Optimism Means Business
Jim Tunney
Life isn’t perfect; ergo, blessed be the resilient, for they shall endure. Optimism is a personal psychological freedom. Ask Martin Seligman, a psychologist at the University of Pennsylvania. Or better yet, ask Metropolitan Life. Met Life revamped its hiring program based on Seligman’s predictors of success. Only optimists need apply.

Seligman began developing his theory about successful attitudes back in the 1960s, after a series of experiments in which rats in a controlled situation were repeatedly subjected to painful and inescapable electric shocks. At first the rats tried to escape the shocks, but after they learned they had no control, they gave up and took the shocks without resistance. They learned helplessness.

When these conditioned rats were then put in a different setting in which they could avoid the shocks, they didn’t even try. They had stopped assessing the situation and acted as if they were helpless, even when they were not.
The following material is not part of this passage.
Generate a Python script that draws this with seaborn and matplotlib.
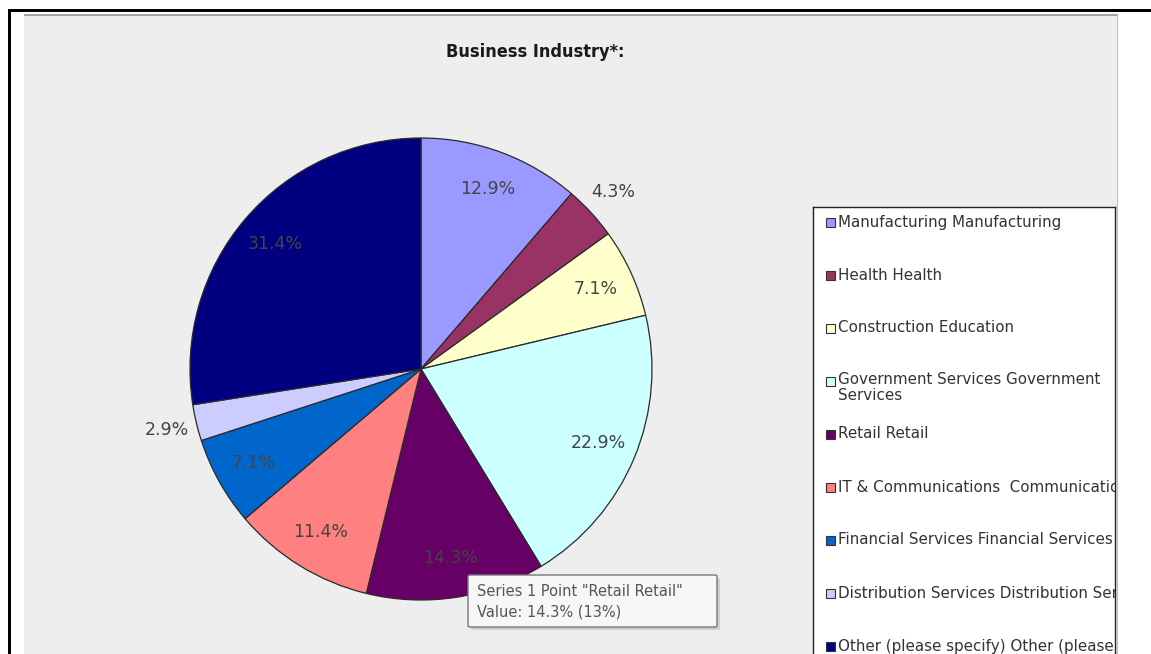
import numpy as np
import matplotlib
matplotlib.use("Agg")
import matplotlib.pyplot as plt
from matplotlib.patches import Rectangle, FancyBboxPatch
import seaborn as sns

# Survey answers, in the order the slices run clockwise from 12 o'clock
categories = [
    "Manufacturing Manufacturing",
    "Health Health",
    "Construction Education",
    "Government Services Government\nServices",
    "Retail Retail",
    "IT & Communications  Communications",
    "Financial Services Financial Services",
    "Distribution Services Distribution Services",
    "Other (please specify) Other (please specify)",
]
percent_values = [12.9, 4.3, 7.1, 22.9, 14.3, 11.4, 7.1, 2.9, 31.4]
slice_colors = ["#9999FF", "#993366", "#FFFFCC", "#CCFFFF", "#660066",
                "#FF8080", "#0066CC", "#CCCCFF", "#000080"]
title_text = "Business Industry*:"
tooltip_lines = ['Series 1 Point "Retail Retail"', "Value: 14.3% (13%)"]

sns.set_theme(style="white")
plt.rcParams["font.family"] = ["DejaVu Sans"]

W, H = 1151, 654
fig = plt.figure(figsize=(W / 100, H / 100), dpi=100)
fig.patch.set_facecolor("white")


def fx(x):
    return x / W


def fy(y):
    return 1 - y / H


# outer frame lines (top and left)
fig.add_artist(Rectangle((fx(8), fy(12)), fx(W - 8), 3 / H, transform=fig.transFigure,
                         facecolor="black", edgecolor="none", zorder=-3))
fig.add_artist(Rectangle((fx(8), 0), 2.5 / W, fy(12), transform=fig.transFigure,
                         facecolor="black", edgecolor="none", zorder=-3))

# grey chart panel
fig.add_artist(Rectangle((fx(24), 0), fx(1118 - 24), fy(14), transform=fig.transFigure,
                         facecolor="#EEEEEE", edgecolor="none", zorder=-2))
fig.add_artist(Rectangle((fx(24), fy(16)), fx(1118 - 24), 2 / H, transform=fig.transFigure,
                         facecolor="#9AA9A3", edgecolor="none", zorder=-1))
fig.add_artist(Rectangle((fx(1117), 0), 1.2 / W, fy(14), transform=fig.transFigure,
                         facecolor="#A9C4CC", edgecolor="none", zorder=-1))

fig.text(fx(535), fy(52), title_text, ha="center", va="center", fontsize=13,
         fontweight="bold", fontstretch="condensed", color="#1a1a1a")

# pie
cx, cy, R = 421, 369, 231
half = 1.2 * R
ax = fig.add_axes([fx(cx - half), fy(cy + half), 2 * half / W, 2 * half / H])
ax.set_facecolor("none")
wedges, _ = ax.pie(percent_values, colors=slice_colors, startangle=90, counterclock=False,
                   radius=1.0,
                   wedgeprops=dict(edgecolor="#2a2a2a", linewidth=0.9))
ax.set_xlim(-1.2, 1.2)
ax.set_ylim(-1.2, 1.2)
ax.set_aspect("equal")
ax.axis("off")

for w, v in zip(wedges, percent_values):
    mid = np.deg2rad((w.theta1 + w.theta2) / 2)
    r = 1.13 if v < 5 else 0.83
    ax.text(r * np.cos(mid), r * np.sin(mid), f"{v:.1f}%", ha="center", va="center",
            fontsize=12.5, color="#444444", zorder=5)

# legend box, cut off by the panel edge on the right
lx0, ly0, lx1, ly1 = 813, 207, 1115, 654
lax = fig.add_axes([fx(lx0), fy(ly1), (lx1 - lx0) / W, (ly1 - ly0) / H])
lax.set_xlim(lx0, lx1)
lax.set_ylim(ly1, ly0)
lax.set_facecolor("white")
lax.set_xticks([])
lax.set_yticks([])
for side in ["left", "top", "right"]:
    lax.spines[side].set_visible(True)
    lax.spines[side].set_color("#222222")
    lax.spines[side].set_linewidth(1.0)
lax.spines["bottom"].set_visible(False)

for i, (name, col) in enumerate(zip(categories, slice_colors)):
    y = 222 + 53 * i
    lax.add_patch(Rectangle((825.5, y - 4.5), 9, 9, facecolor=col, edgecolor="#333333",
                            linewidth=0.8))
    if "\n" in name:
        t = lax.text(838, y - 9, name, ha="left", va="top", fontsize=10.9,
                     color="#333333", linespacing=1.12)
    else:
        t = lax.text(838, y, name, ha="left", va="center", fontsize=10.9,
                     color="#333333")
    t.set_clip_on(True)
    t.set_clip_box(lax.bbox)

# tooltip
tx0, ty0, tx1, ty1 = 468, 575, 717, 627
fig.add_artist(FancyBboxPatch((fx(tx0 + 3), fy(ty1 + 3)), fx(tx1 - tx0), (ty1 - ty0) / H,
                              boxstyle="round,pad=0,rounding_size=0.002",
                              transform=fig.transFigure, facecolor="#BBBBBB",
                              edgecolor="none", alpha=0.6, zorder=9))
fig.add_artist(FancyBboxPatch((fx(tx0), fy(ty1)), fx(tx1 - tx0), (ty1 - ty0) / H,
                              boxstyle="round,pad=0,rounding_size=0.002",
                              transform=fig.transFigure, facecolor="#F7F7FA",
                              edgecolor="#767676", linewidth=1.0, zorder=10))
fig.text(fx(477), fy(591), tooltip_lines[0], ha="left", va="center", fontsize=10.5,
         color="#555555", zorder=11)
fig.text(fx(477), fy(612), tooltip_lines[1], ha="left", va="center", fontsize=10.5,
         color="#555555", zorder=11)

fig.savefig("out.png", dpi=100, facecolor="white")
In a companion study, the element of control was the key: when unconditioned rats were given a warning before the shock occurred, the rats fared better. They were less stressed and rested between shocks. As you might imagine, the group that was allowed to avoid the shock altogether showed the least frustration, aging, and behavior change.
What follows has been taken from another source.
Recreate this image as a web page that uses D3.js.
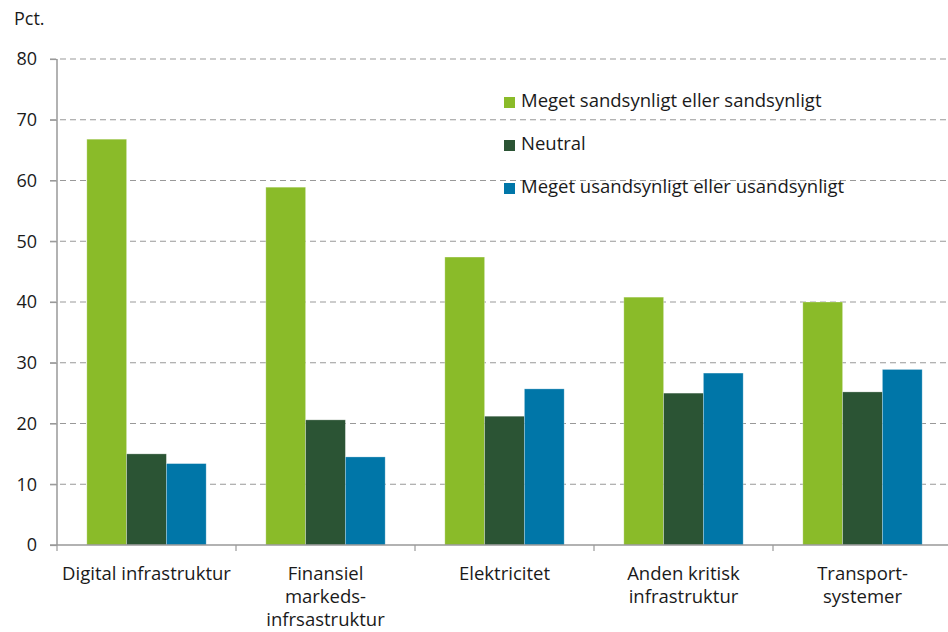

Seligman then asked himself, if animals can learn helplessness, can they learn hopefulness? If so, how much like rats are people in this respect? Seligman, with others, went on to develop cognitive therapy, a process by which insight and self-discovery lead to a reshaping of a person’s attitude. Clinically depressed patients were taught how to look at situations in a different light, identify the control they had over various situations, and reframe their actions and responses.

Depressed people often feel that they have no control over their lives. By learning how to realistically assess the range of options available to them, patients became more resourceful in coping with regular living situations.

Results were seen within three months. The patients’ attitudes improved, their energy level and responsiveness increased, and they started making stronger choices for themselves. Today, cognitive therapy is a mainstay in psychological treatment, although detractors still challenge it, insisting that there must be more to fixing what ails seriously depressed people than guiding them to a more optimistic attitude; however, through their patients, many psychologists join Seligman in routinely demonstrating that, just as people can learn helplessness, they can learn hopefulness.

We can change our minds, as well as our opinions, by changing our perceptions. It requires learning to use the freedom that we do have to affect the atmosphere and content of our lives. This is a self-fulfilling prophecy of the brightest kind. Pessimists give up; optimists persevere. Their hopeful attitude keeps them in the game, using every play, inning, and sales call as a fresh opportunity to improve the outcome.

Met Life found that optimism also makes a good bottom line. Its earnings grew almost immediately after Seligman’s hiring procedures were initiated. This makes optimism big business. It also suggests that anyone with economic success as a goal might benefit by inspecting his or her underlying attitude about life.

Seligman has observed that optimists don’t get stale because they tend to stay “in the moment.” When they do step out of the present, they step forward toward the future, not into the past with its festering memories and old aches. Someone with hope for the future learns that getting what you want requires action, in addition to reflection or insight, whether it is something tangible, such as meeting a quota or getting a raise, or something intangible, such as happiness or peace of mind.

Making dreams come true or just getting through the day with dignity and satisfaction can happen only by using the present to shape the future. As Peter Drucker once said, “The best way to predict the future is to create it.” John Locke said, “A sound mind in a sound body is a short but complete description of a happy life.”

To make a body sound and keep it that way requires exercise, preferably every day. We deteriorate, both physically and mentally, unless we use ourselves. Stop the effort, and the gains go away rapidly.

Intelligence and emotion are similar. Use them, and they become stronger and more flexible. Optimism naturally flows when both are healthy. Like Seligman’s rats, we will learn passivity and accept life’s shocks without going for the exit – unless we remember that we do have control, at least over our attitude.